The Government have failed to improve the education system via the unimaginative means of large dollops of taxpayer cash. We documented the extent of their failure in the report (PDF, Chapter 1) we launched before this year's budget. That is bad news for taxpayers, whose money has been wasted, and bad news for the children who will not get the education they deserve.
However, there is one silver lining. The quality of the debate over where our education system needs to go next has definitely improved. As Fraser Nelson reported, some of the most imaginative and impressive Tory policies are in the education brief. Thoughtful left-wingers are promoting the advantages of the freedoms that schools outside the public sector enjoy. There are two more interesting contributions today. First, the idea of giving parents the power to call in Ofsted:
"Parents will be able to instigate an Ofsted inspection of their child’s school if they feel that teachers are coasting or failing to stretch pupils to their full potential, under an important reform of the school inspection system."
This would be a welcome move towards using the dispersed knowledge about the state of a school that Whitehall cannot possibly collect but parents can and do possess to better target inspections. The reaction of teaching unions who want to keep parents in their current, powerless situation, highlights how valuable this could be. Their protestations that parents might misuse this power ignore that Ofsted obviously won't go charging around the country at every complaint but will, instead, act when a pattern suggests a school is in trouble.

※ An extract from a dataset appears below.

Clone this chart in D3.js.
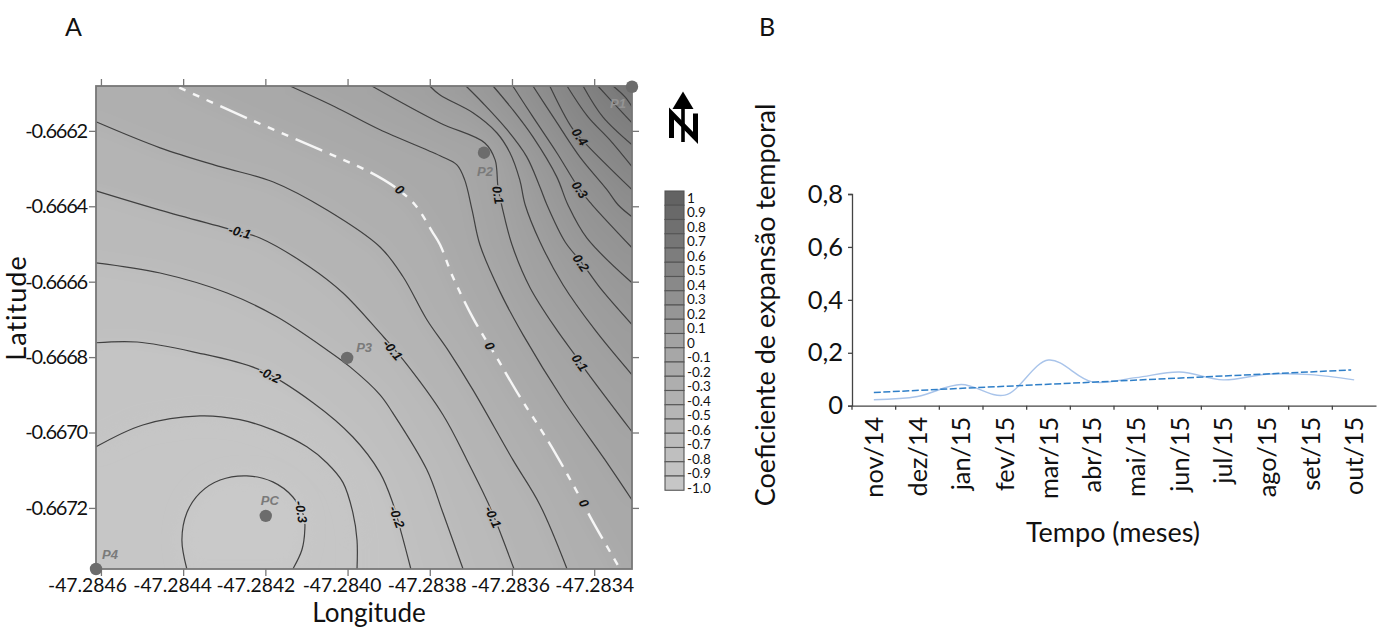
<!DOCTYPE html>
<html><head><meta charset="utf-8">
<script src="https://cdnjs.cloudflare.com/ajax/libs/d3/7.8.5/d3.min.js"></script>
<style>
html,body{margin:0;padding:0;background:#fff}
svg{display:block}
text{font-family:Lato,"Open Sans",sans-serif;fill:#111}
</style></head><body>
<svg id="c" width="1388" height="628"></svg>
<script>
// Panel A values: contour lines as [microdegrees east of -47.2846, microdegrees south of -0.6662]
const lonBase = -47.2846, latBase = -0.6662;
const lonTicks = [-47.2846,-47.2844,-47.2842,-47.2840,-47.2838,-47.2836,-47.2834];
const latTicks = [-0.6662,-0.6664,-0.6666,-0.6668,-0.6670,-0.6672];
const lonLabels = ["-47.2846","-47.2844","-47.2842","-47.2840","-47.2838","-47.2836","-47.2834"];
const latLabels = ["-0.6662","-0.6664","-0.6666","-0.6668","-0.6670","-0.6672"];

const contourLoop = [[209,1162],[197,1085],[209,1013],[241,960],[290,926],[355,915],[418,931],[467,971],[494,1023],[496,1058],[489,1111],[467,1162]];
const contourM25 = [[-12,838],[102,780],[241,756],[338,766],[418,793],[501,838],[550,881],[589,933],[613,1013],[623,1085],[623,1162]];
const contourM20 = [[-12,562],[88,560],[224,586],[387,634],[516,721],[613,812],[679,907],[710,987],[732,1071],[754,1162]];
const contourM15 = [[-12,350],[144,377],[307,430],[428,493],[550,581],[606,626],[679,700],[710,748],[793,899],[832,1013],[881,1162]];
const contourM10 = [[-12,159],[144,210],[338,268],[387,284],[508,361],[589,430],[679,536],[735,607],[832,753],[890,872],[942,987],[966,1050],[1005,1162]];
const contourM05 = [[-12,-24],[144,45],[290,95],[418,135],[550,210],[679,308],[735,387],[793,501],[844,581],[905,687],[1002,872],[1068,992],[1134,1162]];
const contourZero = [[182,-119],[355,-34],[533,50],[654,109],[715,149],[764,196],[808,271],[825,302],[856,387],[905,496],[929,541],[959,594],[1019,705],[1068,788],[1105,854],[1165,971],[1197,1037],[1263,1162]];
const contourP05 = [[460,-119],[569,-64],[679,-3],[825,66],[866,90],[885,130],[903,210],[922,302],[971,427],[1027,541],[1124,713],[1226,872],[1292,979]];
const contourP10 = [[659,-119],[825,-21],[934,32],[959,77],[966,149],[976,202],[1000,302],[1044,416],[1109,528],[1153,594],[1182,639],[1292,798]];
const contourP15 = [[800,-119],[825,-95],[905,-48],[963,5],[995,58],[1019,130],[1032,196],[1068,294],[1124,408],[1202,528],[1292,647]];
const contourP20 = [[888,-119],[929,-74],[988,-3],[1036,69],[1068,149],[1085,196],[1129,294],[1170,350],[1214,416],[1292,514]];
const contourP25 = [[954,-119],[1002,-56],[1051,16],[1109,122],[1136,196],[1182,284],[1292,403]];
const contourP30 = [[1002,-119],[1051,-37],[1109,58],[1165,156],[1195,196],[1292,310]];
const contourP35 = [[1051,-119],[1105,-29],[1165,69],[1231,156],[1258,196],[1292,228]];
const contourP40 = [[1092,-119],[1146,-8],[1182,37],[1292,156]];
const contourP45 = [[1134,-119],[1185,-37],[1238,24],[1292,95]];
const contourP50 = [[1173,-119],[1221,-37],[1292,37]];
const contourP55 = [[1209,-119],[1251,-69],[1292,-21]];
const contourP60 = [[1246,-119],[1275,-90],[1292,-64]];
const openContours = [
  [-0.25,contourM25],[-0.2,contourM20],[-0.15,contourM15],[-0.1,contourM10],[-0.05,contourM05],[0,contourZero],
  [0.05,contourP05],[0.1,contourP10],[0.15,contourP15],[0.2,contourP20],[0.25,contourP25],[0.3,contourP30],
  [0.35,contourP35],[0.4,contourP40],[0.45,contourP45],[0.5,contourP50],[0.55,contourP55],[0.6,contourP60]];

// text, east, south, angle, level
const contourLabels = [
 ["-0.1",338,268,15,-0.1],["-0.1",710,581,50,-0.1],["-0.1",954,1024,65,-0.1],
 ["-0.2",411,647,25,-0.2],["-0.2",720,1024,70,-0.2],["-0.3",487,1010,80,-0.3],
 ["0",727,156,40,0],["0",946,570,60,0],["0",1175,987,60,0],
 ["0.1",966,170,80,0.1],["0.1",1165,615,55,0.1],["0.2",1168,350,55,0.2],
 ["0.3",1165,156,55,0.3],["0.4",1165,16,55,0.4]];
const wellPoints = [["P1",1292,-117,-14,17],["P2",932,58,1,19],["P3",599,602,17,-10],["PC",401,1021,4,-15],["P4",-12,1162,14,-15]];
const legendValues = [1,0.9,0.8,0.7,0.6,0.5,0.4,0.3,0.2,0.1,0,-0.1,-0.2,-0.3,-0.4,-0.5,-0.6,-0.7,-0.8,-0.9,-1.0];
const legendLabels = ["1","0.9","0.8","0.7","0.6","0.5","0.4","0.3","0.2","0.1","0","-0.1","-0.2","-0.3","-0.4","-0.5","-0.6","-0.7","-0.8","-0.9","-1.0"];

// Panel B values
const months = ["nov/14","dez/14","jan/15","fev/15","mar/15","abr/15","mai/15","jun/15","jul/15","ago/15","set/15","out/15"];
const coefficient = [0.0225,0.035,0.08,0.04,0.1725,0.09,0.106,0.1275,0.0975,0.119,0.1175,0.0975];
const trendEnds = [0.05,0.135];
const yTicksB = [0,0.2,0.4,0.6,0.8];
const yLabelsB = ["0","0,2","0,4","0,6","0,8"];

const svg = d3.select("#c");
const defs = svg.append("defs");
const blur = defs.append("filter").attr("id","soft").attr("x","-20%").attr("y","-20%").attr("width","140%").attr("height","140%");
blur.append("feGaussianBlur").attr("stdDeviation",9);
const blur2 = defs.append("filter").attr("id","lineSoft");
blur2.append("feGaussianBlur").attr("stdDeviation",0.35);

/* ---------- Panel A ---------- */
const X0=96,X1=632,Y0=86,Y1=569;
const east=-12,eastMax=1292,southTop=-119,southBot=1162;
const lonOf=e=>lonBase+e*1e-6, latOf=s=>latBase-s*1e-6;
const x=d3.scaleLinear().domain([lonOf(east),lonOf(eastMax)]).range([X0,X1]);
const y=d3.scaleLinear().domain([latOf(southTop),latOf(southBot)]).range([Y0,Y1]);
const px=p=>[x(lonOf(p[0])),y(latOf(p[1]))];
const grey=d3.scaleLinear()
  .domain([-0.3,-0.2,-0.1,0,0.1,0.2,0.3,0.4,0.6])
  .range(["#c9c9c9","#bfbfbf","#b4b4b4","#a9a9a9","#a1a1a1","#999999","#919191","#888888","#777777"]);

defs.append("clipPath").attr("id","frameClip").append("rect").attr("x",X0).attr("y",Y0).attr("width",X1-X0).attr("height",Y1-Y0);
const map=svg.append("g").attr("clip-path","url(#frameClip)");
map.append("rect").attr("x",X0).attr("y",Y0).attr("width",X1-X0).attr("height",Y1-Y0).attr("fill",grey(-0.27));
const fills=map.append("g").attr("filter","url(#soft)");
const out=200;
function ring(pts){
  const first=pts[0], last=pts[pts.length-1], r=pts.slice();
  if(last[1]>=southBot){ r.push([last[0],southBot+out],[eastMax+out,southBot+out]); }
  else { r.push([eastMax+out,last[1]]); }
  r.push([eastMax+out,southTop-out]);
  if(first[0]<=east){ r.push([east-out,southTop-out],[east-out,first[1]]); }
  else { r.push([first[0],southTop-out]); }
  return r;
}
const straight=d3.line();
const smooth=d3.line().curve(d3.curveCatmullRom.alpha(0.5));
fills.selectAll("path").data(openContours).join("path")
  .attr("d",d=>straight(ring(d[1]).map(px)))
  .attr("fill",d=>grey(d[0]));
fills.append("path").attr("d",smooth(contourLoop.map(px))+"Z").attr("fill",grey(-0.3));

const lines=map.append("g").attr("fill","none").attr("filter","url(#lineSoft)");
lines.selectAll("path.c").data(openContours.filter(d=>d[0]!==0)).join("path").attr("class","c")
  .attr("d",d=>smooth(d[1].map(px))).attr("stroke","#404040").attr("stroke-width",1.2);
lines.append("path").attr("d",smooth(contourLoop.map(px))).attr("stroke","#404040").attr("stroke-width",1.2);
lines.append("path").attr("d",smooth(contourZero.map(px)))
  .attr("stroke","#f6f6f6").attr("stroke-width",2.4)
  .attr("stroke-dasharray","29,8,7,8,7,8,7,8").attr("stroke-dashoffset",33);

map.selectAll("text.lab").data(contourLabels).join("text").attr("class","lab")
  .attr("transform",d=>{const p=px([d[1],d[2]]);return `translate(${p[0]},${p[1]}) rotate(${d[3]})`;})
  .attr("text-anchor","middle").attr("dy","0.35em")
  .style("font-family","Liberation Sans").style("font-size","13px").style("font-weight","bold").style("font-style","italic")
  .style("paint-order","stroke").style("stroke",d=>grey(d[4])).style("stroke-width","3px").style("fill","#111")
  .text(d=>d[0]);

svg.append("rect").attr("x",X0).attr("y",Y0).attr("width",X1-X0).attr("height",Y1-Y0)
  .attr("fill","none").attr("stroke","#777").attr("stroke-width",1.8);

function styleAxis(g){g.select(".domain").remove();g.selectAll("line").attr("stroke","#777").attr("stroke-width",1.3);}
const tickFont=(s,size,ls)=>s.selectAll("text").style("font-size",size).style("letter-spacing",ls).style("fill","#111").style("font-family","Lato");
// the typed longitude labels of the reference sit left of their ticks, increasingly so towards the west
const lonLabelShift = [-14,-11,-10,-6,-3,-2,0];
svg.append("g").attr("transform",`translate(0,${Y1})`)
  .call(d3.axisBottom(x).tickValues(lonTicks).tickSize(7).tickPadding(2).tickFormat((d,i)=>lonLabels[i]))
  .call(styleAxis).call(tickFont,"19.3px","0px")
  .selectAll("text").attr("dx",(d,i)=>lonLabelShift[i]);
svg.append("g").attr("transform",`translate(${X0},0)`)
  .call(d3.axisLeft(y).tickValues(latTicks).tickSize(7).tickPadding(2).tickFormat((d,i)=>latLabels[i]))
  .call(styleAxis).call(tickFont,"20px","-1.2px");
svg.append("g").attr("transform",`translate(0,${Y0})`)
  .call(d3.axisTop(x).tickValues(lonTicks).tickSize(7).tickFormat("")).call(styleAxis);
svg.append("g").attr("transform",`translate(${X1},0)`)
  .call(d3.axisRight(y).tickValues(latTicks).tickSize(7).tickFormat("")).call(styleAxis);

svg.selectAll("circle.well").data(wellPoints).join("circle").attr("class","well")
  .attr("cx",d=>px([d[1],d[2]])[0]).attr("cy",d=>px([d[1],d[2]])[1]).attr("r",6.2).attr("fill","#6c6c6c");
svg.selectAll("text.well").data(wellPoints).join("text").attr("class","well")
  .attr("x",d=>px([d[1],d[2]])[0]+d[3]).attr("y",d=>px([d[1],d[2]])[1]+d[4])
  .attr("text-anchor","middle").attr("dy","0.35em")
  .style("font-family","Liberation Sans").style("font-size","13px").style("font-style","italic").style("font-weight","bold")
  .style("fill",d=>d[0]==="P1"?"#949494":"#7a7a7a").text(d=>d[0]);

svg.append("text").attr("x",65).attr("y",36).style("font-size","25px").text("A");
svg.append("text").attr("x",759).attr("y",36).style("font-size","25px").text("B");
svg.append("text").attr("x",369).attr("y",622).attr("text-anchor","middle").style("font-size","26px").text("Longitude");
svg.append("text").attr("transform","translate(26,308) rotate(-90)").attr("text-anchor","middle").style("font-size","27px").style("letter-spacing","1px").text("Latitude");

// north arrow
const arrow=svg.append("g").attr("fill","none").attr("stroke","#000");
arrow.append("path").attr("d","M671.5,138V113.5L695.5,138V113.5").attr("stroke-width",5).attr("stroke-linejoin","miter");
arrow.append("path").attr("d","M683,104V142").attr("stroke-width",3.6);
arrow.append("path").attr("d","M683,91.5L693.5,109H672.5Z").attr("fill","#000").attr("stroke","none");

// legend
const legendY=d3.scaleLinear().domain([1,-1]).range([191,476]);
const labelY=d3.scaleLinear().domain([1,-1]).range([198,488]);
const legendGrey=d3.scaleLinear().domain([1,0,-1]).range(["#636363","#a3a3a3","#c6c6c6"]);
const leg=svg.append("g");
leg.selectAll("rect").data(legendValues).join("rect")
  .attr("x",665).attr("width",19).attr("y",d=>legendY(d)).attr("height",14.25)
  .attr("fill",d=>legendGrey(d)).attr("stroke","#555").attr("stroke-width",1.1);
leg.selectAll("text").data(legendValues).join("text")
  .attr("x",687).attr("y",d=>labelY(d)).attr("dy","0.36em")
  .style("font-size","13.5px").text((d,i)=>legendLabels[i]);

/* ---------- Panel B ---------- */
const bx=d3.scaleBand().domain(months).range([852,1376]);
const by=d3.scaleLinear().domain([0,0.8]).range([405.7,194]);
const ax=svg.append("g").attr("transform","translate(0,405.7)")
  .call(d3.axisBottom(bx).tickSize(0).tickPadding(0));
ax.select(".domain").attr("stroke","#444").attr("stroke-width",1.3);
ax.selectAll(".tick text").attr("transform","rotate(-90)").attr("text-anchor","end").attr("x",-11).attr("y",0).attr("dy","0.36em")
  .style("font-size","25.3px").style("fill","#111").style("font-family","Lato");
svg.append("g").attr("transform","translate(0,405.7)").selectAll("line").data(months).join("line")
  .attr("x1",d=>bx(d)).attr("x2",d=>bx(d)).attr("y1",0).attr("y2",4).attr("stroke","#444").attr("stroke-width",1.3);
const ay=svg.append("g").attr("transform","translate(852,0)")
  .call(d3.axisLeft(by).tickValues(yTicksB).tickSize(4).tickPadding(5).tickFormat((d,i)=>yLabelsB[i]));
ay.select(".domain").attr("stroke","#444").attr("stroke-width",1.3);
ay.selectAll("line").attr("stroke","#444").attr("stroke-width",1.3);
ay.selectAll("text").style("font-size","25.5px").style("fill","#111").style("font-family","Lato");

const bline=d3.line().x((d,i)=>bx(months[i])+bx.bandwidth()/2).y(d=>by(d)).curve(d3.curveCatmullRom.alpha(0.5));
svg.append("path").attr("d",bline(coefficient)).attr("fill","none").attr("stroke","#a9c4ea").attr("stroke-width",1.4);
svg.append("path").attr("d",d3.line().x((d,i)=>i?bx(months[11])+bx.bandwidth()/2-3:bx(months[0])+bx.bandwidth()/2).y(d=>by(d))(trendEnds))
  .attr("fill","none").attr("stroke","#2f7fc8").attr("stroke-width",1.5).attr("stroke-dasharray","7,2.5");

svg.append("text").attr("x",1113).attr("y",542).attr("text-anchor","middle").style("font-size","27px").text("Tempo (meses)");
svg.append("text").attr("transform","translate(775,305) rotate(-90)").attr("text-anchor","middle").style("font-size","27px").text("Coeficiente de expansão temporal");
</script>
</body></html>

However, it isn't enough. As we've known for a while, and the Public Administration Select Committee has discovered, the ability to complain and otherwise encourage public bodies to act isn't good enough to allow consumers of public services to drive and control them. Parents shouldn't just be able to complain to Ofsted but be able to take their children elsewhere if they do not think their children's school is up to scratch. A study for Reform found that it wasn't just the new schools that led improvements in standards but the existing ones that upped their game in the face of new competition when Swedish school vouchers were introduced.
Second, Harvard Professor Niall Ferguson's call for Britain to adopt a broader curriculum. He echoes long standing calls to replicate the baccalaureates and diplomas found in other education systems and in many private schools with the adoption of the International Baccalaureate. This will work best if it is not imposed by politicians but demanded by parents. As Ferguson says:
"Once the British discovered examinations, they became addicted to them,” he said. It was comical, he added, how much the English exam system resembled the target-driven planned economy of the old Soviet Union in which every last detail was controlled from the centre and based on inadequate information and ideological preoccupations."
Beyond that, as Chris Dillow has noted, a broad education is delivered in private schools in Britain; that suggests such an education is what parents want. New qualifications often mean dumbing down when they are put in place by politicians, parents want high standards so that their children's hard won qualifications will mean something.
A broad education, perhaps based around a baccalaureate or a diploma, and real parent power in schools are both best developed by taking the schools and qualifications out of the hands of politicians.